• Material provided:
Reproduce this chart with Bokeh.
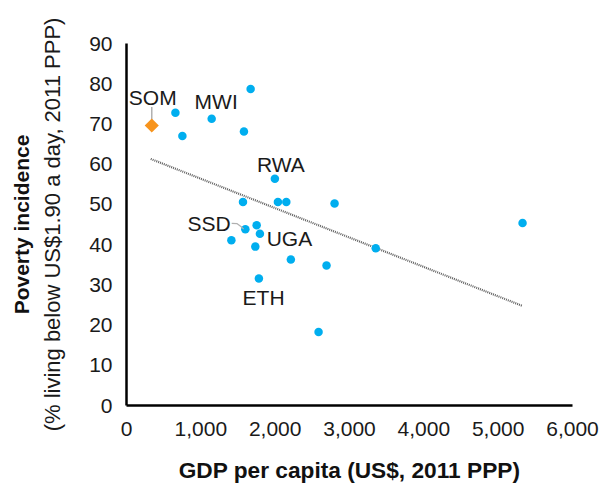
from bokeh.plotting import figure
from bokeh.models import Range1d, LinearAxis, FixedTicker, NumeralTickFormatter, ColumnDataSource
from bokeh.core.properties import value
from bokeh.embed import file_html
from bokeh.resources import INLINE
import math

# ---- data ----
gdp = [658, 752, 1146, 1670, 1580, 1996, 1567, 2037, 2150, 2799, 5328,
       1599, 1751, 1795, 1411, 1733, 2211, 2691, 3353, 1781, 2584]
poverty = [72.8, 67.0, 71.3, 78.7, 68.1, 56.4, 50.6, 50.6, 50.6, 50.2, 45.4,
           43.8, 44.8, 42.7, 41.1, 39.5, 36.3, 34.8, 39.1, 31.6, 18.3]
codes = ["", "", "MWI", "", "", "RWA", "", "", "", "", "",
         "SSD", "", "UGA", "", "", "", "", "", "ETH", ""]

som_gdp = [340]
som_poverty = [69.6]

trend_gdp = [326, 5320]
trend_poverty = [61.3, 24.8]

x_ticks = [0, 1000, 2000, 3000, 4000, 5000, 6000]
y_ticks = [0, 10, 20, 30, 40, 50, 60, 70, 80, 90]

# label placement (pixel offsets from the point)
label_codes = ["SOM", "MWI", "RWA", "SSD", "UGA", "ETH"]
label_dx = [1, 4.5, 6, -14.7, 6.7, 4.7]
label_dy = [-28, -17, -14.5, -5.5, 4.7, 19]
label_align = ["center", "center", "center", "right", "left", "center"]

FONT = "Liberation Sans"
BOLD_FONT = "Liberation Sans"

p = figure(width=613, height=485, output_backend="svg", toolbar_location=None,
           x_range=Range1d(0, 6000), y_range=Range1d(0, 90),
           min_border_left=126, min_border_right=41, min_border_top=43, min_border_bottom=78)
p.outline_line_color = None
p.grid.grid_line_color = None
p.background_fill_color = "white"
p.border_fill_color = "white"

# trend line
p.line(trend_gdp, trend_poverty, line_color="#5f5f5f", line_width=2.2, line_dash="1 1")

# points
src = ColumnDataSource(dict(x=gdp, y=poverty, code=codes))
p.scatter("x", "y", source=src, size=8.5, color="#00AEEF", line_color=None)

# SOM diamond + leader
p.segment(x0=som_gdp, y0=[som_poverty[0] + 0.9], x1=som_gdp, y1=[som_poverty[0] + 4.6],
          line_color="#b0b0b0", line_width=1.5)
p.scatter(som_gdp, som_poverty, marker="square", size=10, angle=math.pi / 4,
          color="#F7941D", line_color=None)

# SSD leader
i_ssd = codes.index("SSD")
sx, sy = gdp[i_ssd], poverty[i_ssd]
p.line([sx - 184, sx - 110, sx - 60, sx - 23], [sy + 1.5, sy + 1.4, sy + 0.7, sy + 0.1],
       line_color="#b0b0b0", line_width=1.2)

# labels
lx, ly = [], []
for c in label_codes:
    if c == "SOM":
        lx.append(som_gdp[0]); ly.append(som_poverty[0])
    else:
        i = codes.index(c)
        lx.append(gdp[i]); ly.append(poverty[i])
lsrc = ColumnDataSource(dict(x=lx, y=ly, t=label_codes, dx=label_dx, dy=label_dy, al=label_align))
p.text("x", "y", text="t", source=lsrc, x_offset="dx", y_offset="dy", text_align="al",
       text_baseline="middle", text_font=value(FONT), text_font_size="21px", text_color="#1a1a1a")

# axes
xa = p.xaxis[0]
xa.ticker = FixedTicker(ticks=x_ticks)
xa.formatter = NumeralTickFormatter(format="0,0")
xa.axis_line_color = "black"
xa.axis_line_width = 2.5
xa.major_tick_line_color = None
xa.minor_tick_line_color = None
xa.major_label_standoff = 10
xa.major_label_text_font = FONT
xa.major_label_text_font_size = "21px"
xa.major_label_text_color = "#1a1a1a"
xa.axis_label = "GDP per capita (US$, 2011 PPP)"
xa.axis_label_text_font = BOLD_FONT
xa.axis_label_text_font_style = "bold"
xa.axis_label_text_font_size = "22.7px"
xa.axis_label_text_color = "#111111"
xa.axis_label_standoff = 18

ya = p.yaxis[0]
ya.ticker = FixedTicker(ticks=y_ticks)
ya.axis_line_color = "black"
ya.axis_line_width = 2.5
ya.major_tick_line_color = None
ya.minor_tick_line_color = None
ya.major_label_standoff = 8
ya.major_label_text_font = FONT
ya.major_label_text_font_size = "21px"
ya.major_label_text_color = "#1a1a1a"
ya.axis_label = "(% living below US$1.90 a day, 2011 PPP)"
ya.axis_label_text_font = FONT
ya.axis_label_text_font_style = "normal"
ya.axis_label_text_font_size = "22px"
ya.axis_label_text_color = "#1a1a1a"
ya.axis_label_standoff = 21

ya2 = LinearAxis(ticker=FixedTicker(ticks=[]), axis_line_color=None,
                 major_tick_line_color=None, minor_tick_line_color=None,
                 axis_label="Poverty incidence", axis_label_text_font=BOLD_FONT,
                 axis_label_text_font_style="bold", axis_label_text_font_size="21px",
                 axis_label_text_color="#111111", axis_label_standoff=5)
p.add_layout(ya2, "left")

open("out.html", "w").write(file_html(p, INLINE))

• What this task involves: Omit the pictures, then repeat exactly each line from the beginning of the listing through the line with "trend_poverty = [61.3, 24.8]".

• Solution for this problem:
Reproduce this chart with Bokeh.
from bokeh.plotting import figure
from bokeh.models import Range1d, LinearAxis, FixedTicker, NumeralTickFormatter, ColumnDataSource
from bokeh.core.properties import value
from bokeh.embed import file_html
from bokeh.resources import INLINE
import math

# ---- data ----
gdp = [658, 752, 1146, 1670, 1580, 1996, 1567, 2037, 2150, 2799, 5328,
       1599, 1751, 1795, 1411, 1733, 2211, 2691, 3353, 1781, 2584]
poverty = [72.8, 67.0, 71.3, 78.7, 68.1, 56.4, 50.6, 50.6, 50.6, 50.2, 45.4,
           43.8, 44.8, 42.7, 41.1, 39.5, 36.3, 34.8, 39.1, 31.6, 18.3]
codes = ["", "", "MWI", "", "", "RWA", "", "", "", "", "",
         "SSD", "", "UGA", "", "", "", "", "", "ETH", ""]

som_gdp = [340]
som_poverty = [69.6]

trend_gdp = [326, 5320]
trend_poverty = [61.3, 24.8]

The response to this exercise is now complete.